RECORDS FOR THIS EXERCISE:
= = = = = = =

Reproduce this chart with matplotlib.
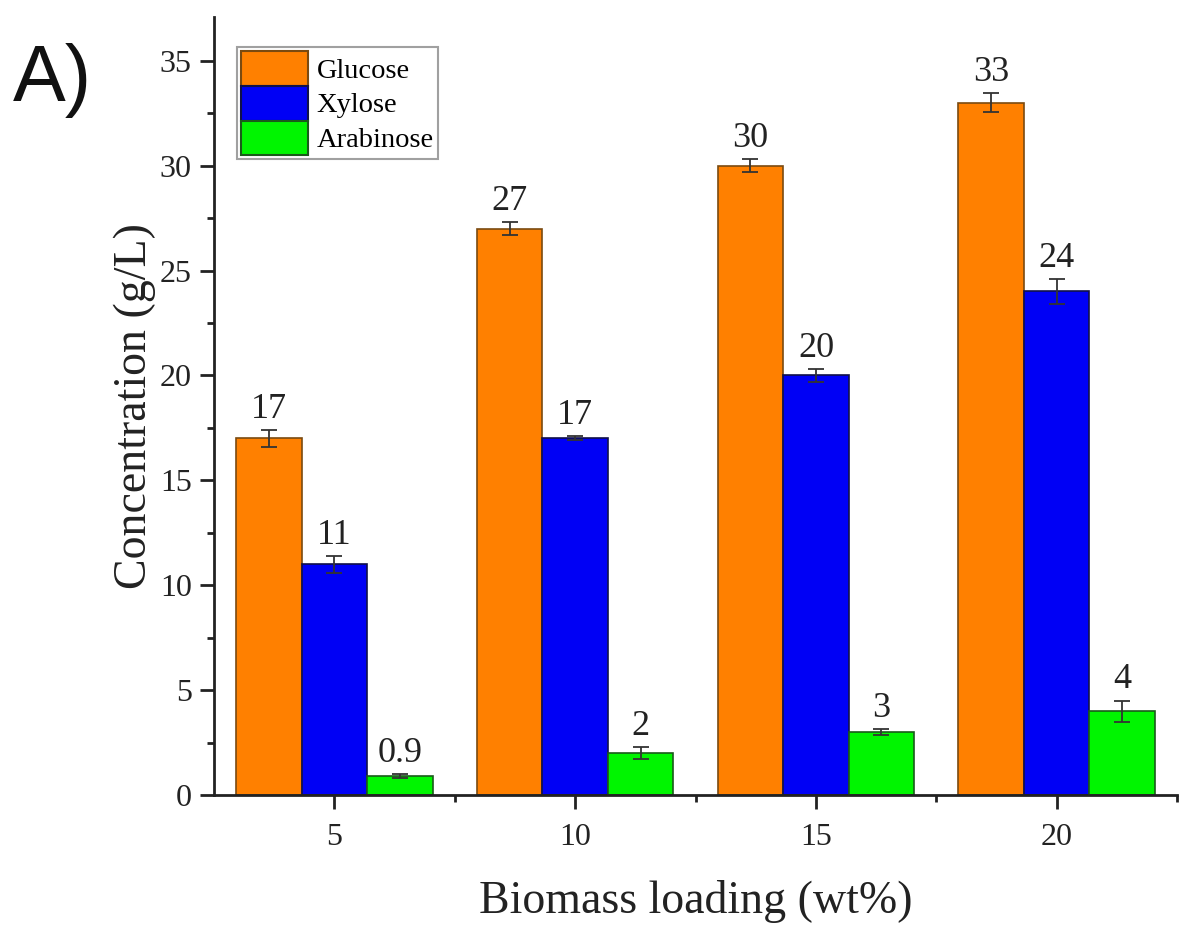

= = = = = = =

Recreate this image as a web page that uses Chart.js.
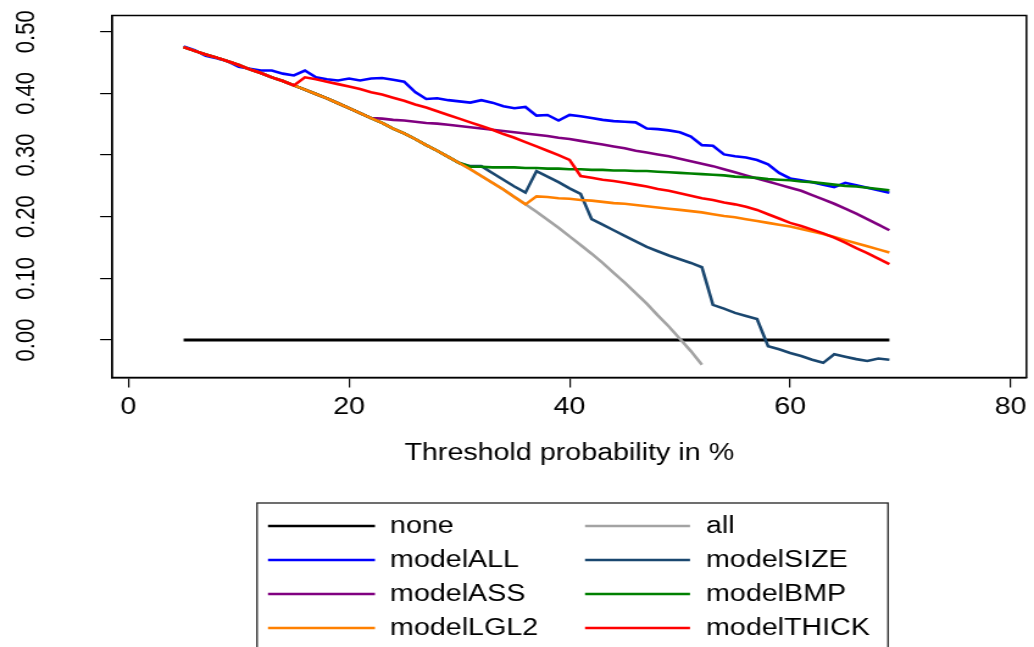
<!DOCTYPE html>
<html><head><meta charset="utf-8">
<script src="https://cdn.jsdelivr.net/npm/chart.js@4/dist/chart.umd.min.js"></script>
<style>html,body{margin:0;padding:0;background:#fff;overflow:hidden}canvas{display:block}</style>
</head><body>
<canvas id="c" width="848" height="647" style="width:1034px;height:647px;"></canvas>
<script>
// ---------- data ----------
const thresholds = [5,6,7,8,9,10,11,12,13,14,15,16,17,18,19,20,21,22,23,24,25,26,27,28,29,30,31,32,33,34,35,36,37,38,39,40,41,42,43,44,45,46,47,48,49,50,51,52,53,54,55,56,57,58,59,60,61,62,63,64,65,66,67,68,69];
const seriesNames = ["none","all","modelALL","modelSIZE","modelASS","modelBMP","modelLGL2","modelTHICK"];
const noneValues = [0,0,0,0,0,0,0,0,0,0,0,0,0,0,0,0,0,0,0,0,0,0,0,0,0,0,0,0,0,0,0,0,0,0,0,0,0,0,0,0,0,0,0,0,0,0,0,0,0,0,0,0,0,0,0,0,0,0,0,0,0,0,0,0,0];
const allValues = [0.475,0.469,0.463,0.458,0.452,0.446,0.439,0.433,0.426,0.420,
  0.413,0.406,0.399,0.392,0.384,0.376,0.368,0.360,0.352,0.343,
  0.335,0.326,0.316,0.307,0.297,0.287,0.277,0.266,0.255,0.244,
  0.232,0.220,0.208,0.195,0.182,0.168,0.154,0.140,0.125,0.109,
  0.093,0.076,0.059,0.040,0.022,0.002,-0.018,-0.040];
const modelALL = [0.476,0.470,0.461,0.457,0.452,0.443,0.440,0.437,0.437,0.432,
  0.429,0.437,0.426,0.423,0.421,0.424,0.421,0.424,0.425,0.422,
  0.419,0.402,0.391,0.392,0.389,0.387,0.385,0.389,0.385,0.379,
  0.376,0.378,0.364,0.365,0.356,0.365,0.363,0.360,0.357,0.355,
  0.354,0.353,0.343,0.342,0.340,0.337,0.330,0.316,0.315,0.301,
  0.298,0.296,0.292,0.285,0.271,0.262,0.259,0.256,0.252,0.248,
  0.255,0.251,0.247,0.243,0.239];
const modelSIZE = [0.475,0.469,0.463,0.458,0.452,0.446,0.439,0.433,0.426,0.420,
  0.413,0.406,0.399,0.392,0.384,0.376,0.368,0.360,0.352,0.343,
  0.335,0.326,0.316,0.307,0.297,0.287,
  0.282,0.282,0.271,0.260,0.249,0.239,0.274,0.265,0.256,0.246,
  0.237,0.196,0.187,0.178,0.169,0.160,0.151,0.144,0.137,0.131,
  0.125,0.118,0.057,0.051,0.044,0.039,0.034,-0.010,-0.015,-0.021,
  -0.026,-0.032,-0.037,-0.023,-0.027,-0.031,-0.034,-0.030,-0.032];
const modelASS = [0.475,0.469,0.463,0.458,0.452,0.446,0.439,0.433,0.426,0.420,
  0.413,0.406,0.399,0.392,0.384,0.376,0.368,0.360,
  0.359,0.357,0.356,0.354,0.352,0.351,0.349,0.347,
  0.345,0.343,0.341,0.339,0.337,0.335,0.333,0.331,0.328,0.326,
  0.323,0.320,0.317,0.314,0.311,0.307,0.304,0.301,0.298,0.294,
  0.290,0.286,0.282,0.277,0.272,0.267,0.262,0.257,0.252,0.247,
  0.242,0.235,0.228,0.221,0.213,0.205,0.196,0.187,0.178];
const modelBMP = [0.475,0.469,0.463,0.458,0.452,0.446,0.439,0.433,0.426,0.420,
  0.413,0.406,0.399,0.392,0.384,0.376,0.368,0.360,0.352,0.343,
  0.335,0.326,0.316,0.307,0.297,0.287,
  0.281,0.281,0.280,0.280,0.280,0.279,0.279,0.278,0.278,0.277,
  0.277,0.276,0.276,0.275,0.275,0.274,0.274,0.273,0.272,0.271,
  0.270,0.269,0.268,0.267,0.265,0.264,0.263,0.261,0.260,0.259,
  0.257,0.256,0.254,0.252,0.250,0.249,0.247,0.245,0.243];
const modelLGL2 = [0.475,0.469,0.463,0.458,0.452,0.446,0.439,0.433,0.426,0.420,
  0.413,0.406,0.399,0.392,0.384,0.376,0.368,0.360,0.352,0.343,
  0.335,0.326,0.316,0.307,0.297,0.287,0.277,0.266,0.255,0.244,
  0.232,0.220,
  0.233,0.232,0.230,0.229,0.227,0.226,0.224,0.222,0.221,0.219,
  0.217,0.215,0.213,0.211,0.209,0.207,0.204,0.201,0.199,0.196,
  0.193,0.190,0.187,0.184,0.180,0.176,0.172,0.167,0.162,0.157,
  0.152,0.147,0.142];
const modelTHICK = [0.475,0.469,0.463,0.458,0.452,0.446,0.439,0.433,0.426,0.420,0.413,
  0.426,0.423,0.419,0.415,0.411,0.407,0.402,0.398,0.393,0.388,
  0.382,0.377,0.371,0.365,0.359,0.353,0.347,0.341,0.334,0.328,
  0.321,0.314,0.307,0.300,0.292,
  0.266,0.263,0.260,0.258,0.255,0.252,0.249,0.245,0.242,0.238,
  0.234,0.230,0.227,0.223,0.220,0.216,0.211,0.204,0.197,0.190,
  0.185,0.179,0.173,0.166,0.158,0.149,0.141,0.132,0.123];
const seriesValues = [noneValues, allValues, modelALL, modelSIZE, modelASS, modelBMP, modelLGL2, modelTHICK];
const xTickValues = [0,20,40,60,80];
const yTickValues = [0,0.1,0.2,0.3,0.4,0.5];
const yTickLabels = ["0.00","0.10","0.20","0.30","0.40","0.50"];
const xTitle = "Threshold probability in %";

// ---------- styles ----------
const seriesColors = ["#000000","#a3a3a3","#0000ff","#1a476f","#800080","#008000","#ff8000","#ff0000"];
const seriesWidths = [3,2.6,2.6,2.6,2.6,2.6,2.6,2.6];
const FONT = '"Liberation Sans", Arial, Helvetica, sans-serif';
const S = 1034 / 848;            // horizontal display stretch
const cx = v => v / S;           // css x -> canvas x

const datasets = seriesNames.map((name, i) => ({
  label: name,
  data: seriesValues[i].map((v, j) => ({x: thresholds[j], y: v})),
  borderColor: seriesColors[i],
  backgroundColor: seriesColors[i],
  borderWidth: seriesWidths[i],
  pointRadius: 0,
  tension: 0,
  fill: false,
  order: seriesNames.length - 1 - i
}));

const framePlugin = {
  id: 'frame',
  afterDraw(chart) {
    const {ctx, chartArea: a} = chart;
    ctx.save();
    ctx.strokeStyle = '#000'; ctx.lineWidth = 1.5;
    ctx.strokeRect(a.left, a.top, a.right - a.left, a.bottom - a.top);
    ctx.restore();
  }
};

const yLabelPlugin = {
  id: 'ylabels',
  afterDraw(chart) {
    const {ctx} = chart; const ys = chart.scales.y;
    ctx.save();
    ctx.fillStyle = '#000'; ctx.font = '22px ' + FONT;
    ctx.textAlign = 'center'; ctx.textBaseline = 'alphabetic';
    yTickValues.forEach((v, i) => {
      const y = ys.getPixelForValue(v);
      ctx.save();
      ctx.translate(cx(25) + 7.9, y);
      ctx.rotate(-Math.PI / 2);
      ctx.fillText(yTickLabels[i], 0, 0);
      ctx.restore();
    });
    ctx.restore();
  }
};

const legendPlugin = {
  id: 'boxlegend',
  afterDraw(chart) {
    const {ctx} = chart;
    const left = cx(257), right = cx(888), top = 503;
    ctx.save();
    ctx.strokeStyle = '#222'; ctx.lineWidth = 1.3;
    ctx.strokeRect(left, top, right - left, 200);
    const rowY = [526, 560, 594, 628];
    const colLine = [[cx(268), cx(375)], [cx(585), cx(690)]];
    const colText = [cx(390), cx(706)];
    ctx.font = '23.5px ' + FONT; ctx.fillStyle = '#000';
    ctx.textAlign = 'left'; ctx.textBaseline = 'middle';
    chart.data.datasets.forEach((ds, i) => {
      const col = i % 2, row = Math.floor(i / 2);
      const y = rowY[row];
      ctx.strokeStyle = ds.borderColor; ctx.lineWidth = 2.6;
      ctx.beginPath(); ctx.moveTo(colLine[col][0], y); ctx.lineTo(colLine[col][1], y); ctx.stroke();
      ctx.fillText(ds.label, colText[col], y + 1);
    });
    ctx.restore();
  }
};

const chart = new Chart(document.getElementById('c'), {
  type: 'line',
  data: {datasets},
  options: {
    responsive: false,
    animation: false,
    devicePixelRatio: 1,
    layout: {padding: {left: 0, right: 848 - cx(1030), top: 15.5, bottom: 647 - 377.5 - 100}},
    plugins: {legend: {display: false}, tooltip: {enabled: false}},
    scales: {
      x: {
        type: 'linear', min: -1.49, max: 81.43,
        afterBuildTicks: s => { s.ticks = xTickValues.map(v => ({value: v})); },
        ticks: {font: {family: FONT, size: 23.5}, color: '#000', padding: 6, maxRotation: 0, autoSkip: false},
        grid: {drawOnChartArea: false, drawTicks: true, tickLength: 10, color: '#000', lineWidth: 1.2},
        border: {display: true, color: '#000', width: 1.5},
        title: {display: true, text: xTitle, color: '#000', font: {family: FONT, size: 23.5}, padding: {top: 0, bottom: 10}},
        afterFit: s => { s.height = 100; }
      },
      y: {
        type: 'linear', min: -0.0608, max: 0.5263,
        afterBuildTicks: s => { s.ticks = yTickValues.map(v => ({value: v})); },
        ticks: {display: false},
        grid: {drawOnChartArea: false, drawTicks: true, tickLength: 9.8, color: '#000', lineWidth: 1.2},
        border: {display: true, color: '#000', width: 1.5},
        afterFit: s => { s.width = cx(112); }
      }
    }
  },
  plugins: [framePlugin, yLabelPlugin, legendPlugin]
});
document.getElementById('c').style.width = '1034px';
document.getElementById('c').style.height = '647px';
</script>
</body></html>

= = = = = = =

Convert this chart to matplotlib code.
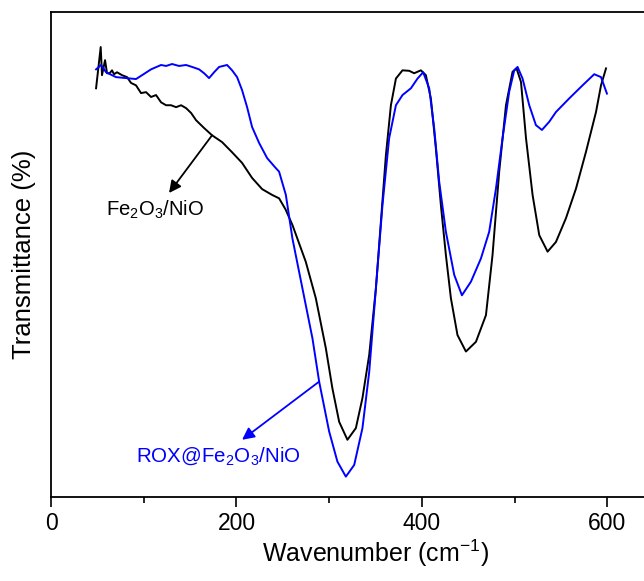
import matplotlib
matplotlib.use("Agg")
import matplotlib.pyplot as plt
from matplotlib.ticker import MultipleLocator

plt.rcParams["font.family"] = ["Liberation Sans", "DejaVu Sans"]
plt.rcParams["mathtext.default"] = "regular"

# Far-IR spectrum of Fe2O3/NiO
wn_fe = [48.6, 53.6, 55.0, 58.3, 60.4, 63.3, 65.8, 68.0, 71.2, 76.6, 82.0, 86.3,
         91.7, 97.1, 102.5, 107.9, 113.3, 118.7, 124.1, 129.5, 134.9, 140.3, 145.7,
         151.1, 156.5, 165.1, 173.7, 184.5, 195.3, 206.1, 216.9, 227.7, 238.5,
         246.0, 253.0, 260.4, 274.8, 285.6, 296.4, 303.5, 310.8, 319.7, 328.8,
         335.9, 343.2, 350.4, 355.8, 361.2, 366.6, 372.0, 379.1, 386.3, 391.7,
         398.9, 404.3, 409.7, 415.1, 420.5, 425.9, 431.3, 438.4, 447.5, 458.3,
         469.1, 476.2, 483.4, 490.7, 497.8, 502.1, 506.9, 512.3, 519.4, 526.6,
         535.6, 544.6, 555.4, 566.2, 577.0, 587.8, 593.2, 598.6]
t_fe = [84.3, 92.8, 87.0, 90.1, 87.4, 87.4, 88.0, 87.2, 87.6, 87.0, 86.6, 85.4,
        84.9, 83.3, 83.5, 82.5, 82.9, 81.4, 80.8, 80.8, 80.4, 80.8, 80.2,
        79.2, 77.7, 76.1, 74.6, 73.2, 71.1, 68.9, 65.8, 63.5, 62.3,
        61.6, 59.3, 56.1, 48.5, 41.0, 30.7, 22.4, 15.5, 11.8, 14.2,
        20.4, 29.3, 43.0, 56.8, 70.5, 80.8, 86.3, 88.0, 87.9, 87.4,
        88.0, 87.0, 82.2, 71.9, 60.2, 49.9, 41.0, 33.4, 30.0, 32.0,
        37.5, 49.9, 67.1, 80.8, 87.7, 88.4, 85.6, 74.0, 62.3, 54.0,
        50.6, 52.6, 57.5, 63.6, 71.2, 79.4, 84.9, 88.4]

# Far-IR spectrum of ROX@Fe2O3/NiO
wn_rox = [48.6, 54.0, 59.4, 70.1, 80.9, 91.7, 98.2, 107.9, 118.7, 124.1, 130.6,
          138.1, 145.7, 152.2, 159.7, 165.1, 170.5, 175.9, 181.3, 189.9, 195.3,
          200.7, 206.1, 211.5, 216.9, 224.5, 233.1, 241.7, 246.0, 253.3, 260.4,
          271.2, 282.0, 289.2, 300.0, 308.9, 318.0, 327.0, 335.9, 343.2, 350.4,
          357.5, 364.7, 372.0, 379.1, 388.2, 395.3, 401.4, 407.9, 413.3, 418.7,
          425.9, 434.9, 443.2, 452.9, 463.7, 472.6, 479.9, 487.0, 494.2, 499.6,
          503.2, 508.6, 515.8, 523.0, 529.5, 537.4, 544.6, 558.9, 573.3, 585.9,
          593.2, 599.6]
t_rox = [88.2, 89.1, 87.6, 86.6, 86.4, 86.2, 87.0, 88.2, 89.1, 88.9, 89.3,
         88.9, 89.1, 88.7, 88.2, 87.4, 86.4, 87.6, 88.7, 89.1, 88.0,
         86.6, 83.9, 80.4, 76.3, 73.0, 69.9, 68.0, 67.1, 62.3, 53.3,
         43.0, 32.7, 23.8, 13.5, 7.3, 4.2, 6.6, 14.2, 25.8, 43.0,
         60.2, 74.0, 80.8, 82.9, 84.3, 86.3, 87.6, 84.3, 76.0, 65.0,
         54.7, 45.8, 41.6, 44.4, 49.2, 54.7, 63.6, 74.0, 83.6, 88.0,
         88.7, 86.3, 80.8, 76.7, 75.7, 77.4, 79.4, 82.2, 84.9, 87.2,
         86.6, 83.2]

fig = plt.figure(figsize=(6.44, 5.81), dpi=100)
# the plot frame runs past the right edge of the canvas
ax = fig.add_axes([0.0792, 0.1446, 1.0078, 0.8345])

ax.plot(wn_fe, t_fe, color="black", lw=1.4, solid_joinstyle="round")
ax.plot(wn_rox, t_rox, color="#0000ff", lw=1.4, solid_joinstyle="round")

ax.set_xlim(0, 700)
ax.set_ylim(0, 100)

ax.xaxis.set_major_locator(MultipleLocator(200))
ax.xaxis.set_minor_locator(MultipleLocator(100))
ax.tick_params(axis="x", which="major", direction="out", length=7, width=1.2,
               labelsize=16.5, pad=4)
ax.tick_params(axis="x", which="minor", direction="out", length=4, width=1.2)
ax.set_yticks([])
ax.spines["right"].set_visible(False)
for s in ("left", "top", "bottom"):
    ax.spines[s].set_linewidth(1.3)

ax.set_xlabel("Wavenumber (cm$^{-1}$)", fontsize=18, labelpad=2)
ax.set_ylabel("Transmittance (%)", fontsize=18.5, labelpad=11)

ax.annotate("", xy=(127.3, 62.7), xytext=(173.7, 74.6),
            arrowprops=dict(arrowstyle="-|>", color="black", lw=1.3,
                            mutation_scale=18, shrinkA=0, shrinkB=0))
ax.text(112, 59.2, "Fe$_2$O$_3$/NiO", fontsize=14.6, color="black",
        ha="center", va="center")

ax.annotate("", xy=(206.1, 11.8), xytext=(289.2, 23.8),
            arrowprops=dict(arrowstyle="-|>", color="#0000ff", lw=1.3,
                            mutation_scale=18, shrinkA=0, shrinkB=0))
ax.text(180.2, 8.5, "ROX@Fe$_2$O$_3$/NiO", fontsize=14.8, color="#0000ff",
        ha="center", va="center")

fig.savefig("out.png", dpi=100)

= = = = = = =

TASK GOAL:
From the entries, copy out each line containing the word "matplotlib".

WORKED SOLUTION:
Reproduce this chart with matplotlib.
Convert this chart to matplotlib code.
import matplotlib
matplotlib.use("Agg")
import matplotlib.pyplot as plt
from matplotlib.ticker import MultipleLocator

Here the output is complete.